AIM>
Take every line where the string "this" appears and copy it.

GIVEN DATA>
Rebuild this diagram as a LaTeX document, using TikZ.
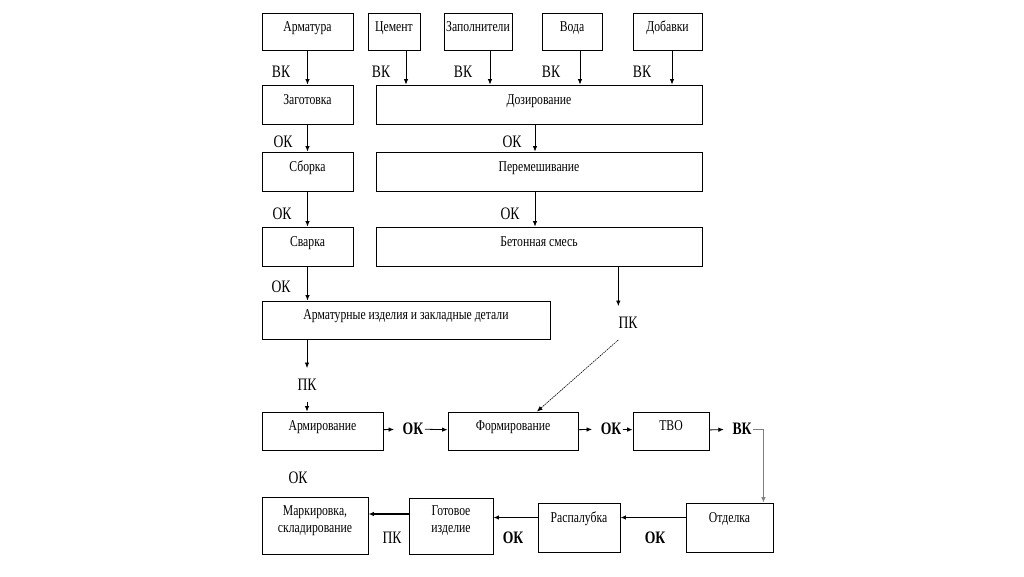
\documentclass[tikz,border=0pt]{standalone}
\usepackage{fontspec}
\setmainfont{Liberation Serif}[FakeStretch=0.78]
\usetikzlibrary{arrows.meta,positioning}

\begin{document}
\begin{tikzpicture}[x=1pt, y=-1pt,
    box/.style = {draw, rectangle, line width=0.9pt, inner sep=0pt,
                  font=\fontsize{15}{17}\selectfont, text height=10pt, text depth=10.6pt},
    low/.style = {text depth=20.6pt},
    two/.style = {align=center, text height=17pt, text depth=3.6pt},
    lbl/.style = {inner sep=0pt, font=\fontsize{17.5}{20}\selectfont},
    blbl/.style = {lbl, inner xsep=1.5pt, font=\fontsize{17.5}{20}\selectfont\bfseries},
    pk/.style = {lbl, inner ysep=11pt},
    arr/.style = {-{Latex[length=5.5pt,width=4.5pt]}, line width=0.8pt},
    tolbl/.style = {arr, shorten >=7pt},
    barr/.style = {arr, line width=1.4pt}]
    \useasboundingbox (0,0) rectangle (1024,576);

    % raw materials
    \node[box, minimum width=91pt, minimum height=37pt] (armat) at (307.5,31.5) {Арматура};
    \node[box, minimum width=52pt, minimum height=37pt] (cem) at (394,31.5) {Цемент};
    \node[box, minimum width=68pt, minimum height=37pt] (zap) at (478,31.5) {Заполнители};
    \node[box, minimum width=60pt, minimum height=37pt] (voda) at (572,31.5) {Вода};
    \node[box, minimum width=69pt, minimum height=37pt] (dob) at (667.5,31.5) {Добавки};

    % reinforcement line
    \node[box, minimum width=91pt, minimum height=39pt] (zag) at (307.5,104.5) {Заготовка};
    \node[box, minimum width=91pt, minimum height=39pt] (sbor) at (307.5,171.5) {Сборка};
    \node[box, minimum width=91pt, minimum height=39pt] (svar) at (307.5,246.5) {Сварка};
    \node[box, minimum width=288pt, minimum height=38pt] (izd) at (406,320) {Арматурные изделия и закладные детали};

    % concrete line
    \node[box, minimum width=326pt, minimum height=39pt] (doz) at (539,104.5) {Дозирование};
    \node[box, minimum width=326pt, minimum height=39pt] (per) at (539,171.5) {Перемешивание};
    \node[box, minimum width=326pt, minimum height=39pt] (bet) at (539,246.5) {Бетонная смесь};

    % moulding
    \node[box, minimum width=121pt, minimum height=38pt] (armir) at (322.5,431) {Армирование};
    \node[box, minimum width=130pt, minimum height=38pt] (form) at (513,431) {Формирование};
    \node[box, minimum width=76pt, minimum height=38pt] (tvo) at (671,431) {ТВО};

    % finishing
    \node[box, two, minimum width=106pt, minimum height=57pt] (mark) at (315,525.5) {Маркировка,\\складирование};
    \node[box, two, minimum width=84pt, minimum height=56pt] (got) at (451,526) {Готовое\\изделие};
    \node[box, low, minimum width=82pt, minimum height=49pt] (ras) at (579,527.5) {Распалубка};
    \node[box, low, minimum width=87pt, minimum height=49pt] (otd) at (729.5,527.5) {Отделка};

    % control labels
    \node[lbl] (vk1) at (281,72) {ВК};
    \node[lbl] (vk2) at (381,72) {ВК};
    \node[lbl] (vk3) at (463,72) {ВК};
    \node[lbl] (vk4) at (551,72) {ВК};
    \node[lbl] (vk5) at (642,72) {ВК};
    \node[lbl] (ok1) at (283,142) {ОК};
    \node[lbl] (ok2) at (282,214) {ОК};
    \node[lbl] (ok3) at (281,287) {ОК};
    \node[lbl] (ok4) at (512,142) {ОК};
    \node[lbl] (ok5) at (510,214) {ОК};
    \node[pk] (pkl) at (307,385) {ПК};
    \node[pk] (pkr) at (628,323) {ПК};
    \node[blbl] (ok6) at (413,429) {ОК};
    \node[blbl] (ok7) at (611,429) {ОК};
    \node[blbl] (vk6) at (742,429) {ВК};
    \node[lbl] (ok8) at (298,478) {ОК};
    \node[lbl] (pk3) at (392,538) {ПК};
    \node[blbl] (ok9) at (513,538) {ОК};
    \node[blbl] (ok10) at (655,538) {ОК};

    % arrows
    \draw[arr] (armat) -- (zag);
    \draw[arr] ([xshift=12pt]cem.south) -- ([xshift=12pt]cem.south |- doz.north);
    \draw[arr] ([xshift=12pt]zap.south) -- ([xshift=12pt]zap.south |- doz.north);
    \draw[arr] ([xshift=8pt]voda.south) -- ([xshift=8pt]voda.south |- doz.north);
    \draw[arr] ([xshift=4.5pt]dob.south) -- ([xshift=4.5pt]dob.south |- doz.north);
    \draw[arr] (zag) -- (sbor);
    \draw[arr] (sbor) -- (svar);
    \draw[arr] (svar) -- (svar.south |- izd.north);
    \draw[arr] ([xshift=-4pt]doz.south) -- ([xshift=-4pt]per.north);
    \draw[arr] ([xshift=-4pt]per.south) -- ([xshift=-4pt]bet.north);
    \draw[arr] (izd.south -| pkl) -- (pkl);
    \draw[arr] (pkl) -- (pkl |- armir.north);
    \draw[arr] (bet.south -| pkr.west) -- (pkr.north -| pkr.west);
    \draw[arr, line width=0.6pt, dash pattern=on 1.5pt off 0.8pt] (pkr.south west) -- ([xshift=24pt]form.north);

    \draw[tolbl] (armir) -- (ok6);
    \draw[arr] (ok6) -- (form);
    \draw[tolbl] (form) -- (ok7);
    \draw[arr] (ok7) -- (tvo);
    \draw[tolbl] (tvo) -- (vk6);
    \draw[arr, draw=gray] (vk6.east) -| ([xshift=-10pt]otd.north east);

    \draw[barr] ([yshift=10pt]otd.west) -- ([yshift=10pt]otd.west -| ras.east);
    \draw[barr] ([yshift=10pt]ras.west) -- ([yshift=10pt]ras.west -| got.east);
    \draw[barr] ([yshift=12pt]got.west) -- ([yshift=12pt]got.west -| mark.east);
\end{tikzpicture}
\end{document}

==

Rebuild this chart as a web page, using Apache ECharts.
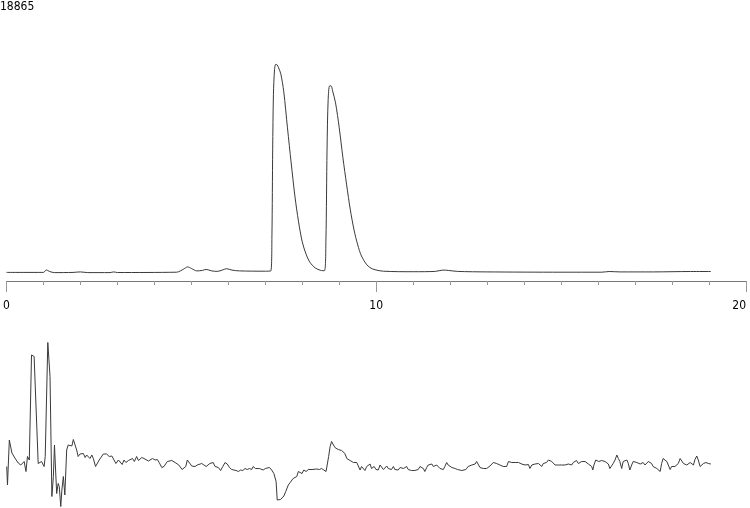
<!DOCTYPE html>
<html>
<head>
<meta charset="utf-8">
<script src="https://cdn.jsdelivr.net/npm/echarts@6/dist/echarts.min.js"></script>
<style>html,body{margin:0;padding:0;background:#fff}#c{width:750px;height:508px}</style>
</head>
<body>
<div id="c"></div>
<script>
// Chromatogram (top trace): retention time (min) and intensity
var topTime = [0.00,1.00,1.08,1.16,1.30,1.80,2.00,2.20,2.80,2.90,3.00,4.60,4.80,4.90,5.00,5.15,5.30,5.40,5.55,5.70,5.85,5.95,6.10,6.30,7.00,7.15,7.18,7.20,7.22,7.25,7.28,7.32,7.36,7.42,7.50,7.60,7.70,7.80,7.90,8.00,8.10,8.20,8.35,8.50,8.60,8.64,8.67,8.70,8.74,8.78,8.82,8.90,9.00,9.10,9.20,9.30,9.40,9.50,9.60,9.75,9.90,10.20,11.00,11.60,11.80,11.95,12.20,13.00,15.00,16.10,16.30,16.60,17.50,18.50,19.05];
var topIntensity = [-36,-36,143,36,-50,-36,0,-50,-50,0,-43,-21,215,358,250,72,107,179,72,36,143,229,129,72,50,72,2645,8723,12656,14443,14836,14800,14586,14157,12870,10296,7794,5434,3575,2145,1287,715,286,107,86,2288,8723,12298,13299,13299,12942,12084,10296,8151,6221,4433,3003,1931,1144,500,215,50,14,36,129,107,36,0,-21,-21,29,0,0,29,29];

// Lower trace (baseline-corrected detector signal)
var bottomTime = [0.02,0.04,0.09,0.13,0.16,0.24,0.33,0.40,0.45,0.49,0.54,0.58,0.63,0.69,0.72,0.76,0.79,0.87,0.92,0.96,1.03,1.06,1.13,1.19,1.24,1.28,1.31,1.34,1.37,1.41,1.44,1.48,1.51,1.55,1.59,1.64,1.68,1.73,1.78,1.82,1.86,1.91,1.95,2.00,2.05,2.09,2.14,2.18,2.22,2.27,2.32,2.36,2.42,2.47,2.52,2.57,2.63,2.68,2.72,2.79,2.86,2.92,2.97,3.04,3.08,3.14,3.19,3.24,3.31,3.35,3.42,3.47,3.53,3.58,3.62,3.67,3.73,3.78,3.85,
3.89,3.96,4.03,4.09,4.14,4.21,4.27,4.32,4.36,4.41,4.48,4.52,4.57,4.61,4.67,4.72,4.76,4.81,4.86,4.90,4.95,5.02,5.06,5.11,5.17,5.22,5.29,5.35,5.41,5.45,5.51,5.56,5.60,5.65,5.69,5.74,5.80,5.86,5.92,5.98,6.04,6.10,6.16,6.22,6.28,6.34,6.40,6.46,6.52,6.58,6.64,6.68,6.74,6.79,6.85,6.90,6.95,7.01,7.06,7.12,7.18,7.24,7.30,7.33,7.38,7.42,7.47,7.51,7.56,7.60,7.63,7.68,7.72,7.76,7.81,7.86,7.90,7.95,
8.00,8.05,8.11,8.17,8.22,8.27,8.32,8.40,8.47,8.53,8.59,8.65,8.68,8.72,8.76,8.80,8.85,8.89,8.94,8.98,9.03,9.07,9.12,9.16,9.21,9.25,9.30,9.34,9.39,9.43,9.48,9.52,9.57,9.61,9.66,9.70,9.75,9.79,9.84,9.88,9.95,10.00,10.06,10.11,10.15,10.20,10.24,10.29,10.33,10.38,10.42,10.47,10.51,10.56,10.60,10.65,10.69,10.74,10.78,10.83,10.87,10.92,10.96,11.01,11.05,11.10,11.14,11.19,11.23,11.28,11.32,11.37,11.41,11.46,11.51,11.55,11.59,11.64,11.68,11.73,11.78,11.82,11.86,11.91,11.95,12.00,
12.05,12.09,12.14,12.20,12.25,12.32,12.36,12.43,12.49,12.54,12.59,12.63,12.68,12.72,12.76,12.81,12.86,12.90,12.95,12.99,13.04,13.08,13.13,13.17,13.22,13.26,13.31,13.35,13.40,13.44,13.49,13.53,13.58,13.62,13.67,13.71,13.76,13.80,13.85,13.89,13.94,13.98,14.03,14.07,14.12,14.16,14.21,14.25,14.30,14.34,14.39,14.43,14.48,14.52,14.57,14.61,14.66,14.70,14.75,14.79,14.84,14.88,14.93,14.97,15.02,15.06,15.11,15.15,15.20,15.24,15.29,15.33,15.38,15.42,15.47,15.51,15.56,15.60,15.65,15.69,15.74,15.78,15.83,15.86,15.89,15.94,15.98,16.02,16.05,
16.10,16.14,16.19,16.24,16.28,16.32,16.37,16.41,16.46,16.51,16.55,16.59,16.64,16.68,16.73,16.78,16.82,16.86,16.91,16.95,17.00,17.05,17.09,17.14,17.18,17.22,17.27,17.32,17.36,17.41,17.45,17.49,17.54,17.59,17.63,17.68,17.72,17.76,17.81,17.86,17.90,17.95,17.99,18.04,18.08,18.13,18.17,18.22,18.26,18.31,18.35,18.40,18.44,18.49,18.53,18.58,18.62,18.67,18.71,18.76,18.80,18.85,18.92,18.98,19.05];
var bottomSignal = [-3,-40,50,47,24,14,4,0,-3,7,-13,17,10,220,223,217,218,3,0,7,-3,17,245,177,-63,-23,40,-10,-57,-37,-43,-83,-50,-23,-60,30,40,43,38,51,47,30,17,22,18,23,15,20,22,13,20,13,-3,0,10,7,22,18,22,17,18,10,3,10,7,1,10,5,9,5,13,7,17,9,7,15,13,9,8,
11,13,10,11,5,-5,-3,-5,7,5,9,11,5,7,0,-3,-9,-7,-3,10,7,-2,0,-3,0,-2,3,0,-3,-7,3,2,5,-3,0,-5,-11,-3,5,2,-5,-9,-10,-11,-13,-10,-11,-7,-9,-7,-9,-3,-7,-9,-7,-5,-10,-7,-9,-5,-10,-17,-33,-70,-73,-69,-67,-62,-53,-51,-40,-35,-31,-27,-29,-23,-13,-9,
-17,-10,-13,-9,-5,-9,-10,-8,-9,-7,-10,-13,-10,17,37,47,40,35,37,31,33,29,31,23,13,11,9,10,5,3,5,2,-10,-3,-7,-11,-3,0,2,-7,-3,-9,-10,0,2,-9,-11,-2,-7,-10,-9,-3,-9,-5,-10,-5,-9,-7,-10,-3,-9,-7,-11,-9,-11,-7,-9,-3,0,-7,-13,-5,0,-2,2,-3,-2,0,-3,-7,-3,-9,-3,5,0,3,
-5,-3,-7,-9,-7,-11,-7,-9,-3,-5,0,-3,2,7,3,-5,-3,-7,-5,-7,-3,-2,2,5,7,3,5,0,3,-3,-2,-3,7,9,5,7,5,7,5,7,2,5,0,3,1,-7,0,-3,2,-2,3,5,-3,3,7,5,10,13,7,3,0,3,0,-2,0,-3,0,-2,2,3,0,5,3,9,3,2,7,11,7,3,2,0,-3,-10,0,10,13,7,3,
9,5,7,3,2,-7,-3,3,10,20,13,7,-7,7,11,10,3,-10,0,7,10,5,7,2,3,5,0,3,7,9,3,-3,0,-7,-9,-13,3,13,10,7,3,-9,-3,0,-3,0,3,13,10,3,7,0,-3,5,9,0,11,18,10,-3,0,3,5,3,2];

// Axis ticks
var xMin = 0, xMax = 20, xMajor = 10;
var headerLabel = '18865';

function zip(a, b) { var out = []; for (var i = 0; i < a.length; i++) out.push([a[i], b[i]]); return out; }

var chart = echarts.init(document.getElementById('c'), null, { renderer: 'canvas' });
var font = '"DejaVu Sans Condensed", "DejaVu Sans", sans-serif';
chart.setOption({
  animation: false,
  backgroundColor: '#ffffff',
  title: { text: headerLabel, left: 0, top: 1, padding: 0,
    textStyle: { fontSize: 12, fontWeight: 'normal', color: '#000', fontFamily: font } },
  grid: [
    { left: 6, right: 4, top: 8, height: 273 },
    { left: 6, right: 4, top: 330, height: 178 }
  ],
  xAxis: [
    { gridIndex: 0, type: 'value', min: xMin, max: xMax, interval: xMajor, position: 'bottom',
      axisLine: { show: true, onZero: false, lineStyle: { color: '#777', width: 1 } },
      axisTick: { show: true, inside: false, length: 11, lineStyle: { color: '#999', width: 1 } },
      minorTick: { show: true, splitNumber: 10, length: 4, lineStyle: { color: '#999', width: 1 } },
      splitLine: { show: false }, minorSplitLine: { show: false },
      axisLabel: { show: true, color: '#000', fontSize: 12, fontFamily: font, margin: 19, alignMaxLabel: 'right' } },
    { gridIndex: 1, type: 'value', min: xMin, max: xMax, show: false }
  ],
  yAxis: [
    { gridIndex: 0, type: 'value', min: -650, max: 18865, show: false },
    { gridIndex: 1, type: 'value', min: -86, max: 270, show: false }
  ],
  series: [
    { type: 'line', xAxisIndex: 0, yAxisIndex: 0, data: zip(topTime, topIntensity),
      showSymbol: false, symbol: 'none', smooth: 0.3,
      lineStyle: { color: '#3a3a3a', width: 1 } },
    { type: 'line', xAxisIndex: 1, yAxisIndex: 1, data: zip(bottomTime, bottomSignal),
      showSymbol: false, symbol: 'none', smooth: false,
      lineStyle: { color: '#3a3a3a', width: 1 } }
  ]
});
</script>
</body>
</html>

FULL RESPONSE>
Rebuild this diagram as a LaTeX document, using TikZ.
Rebuild this chart as a web page, using Apache ECharts.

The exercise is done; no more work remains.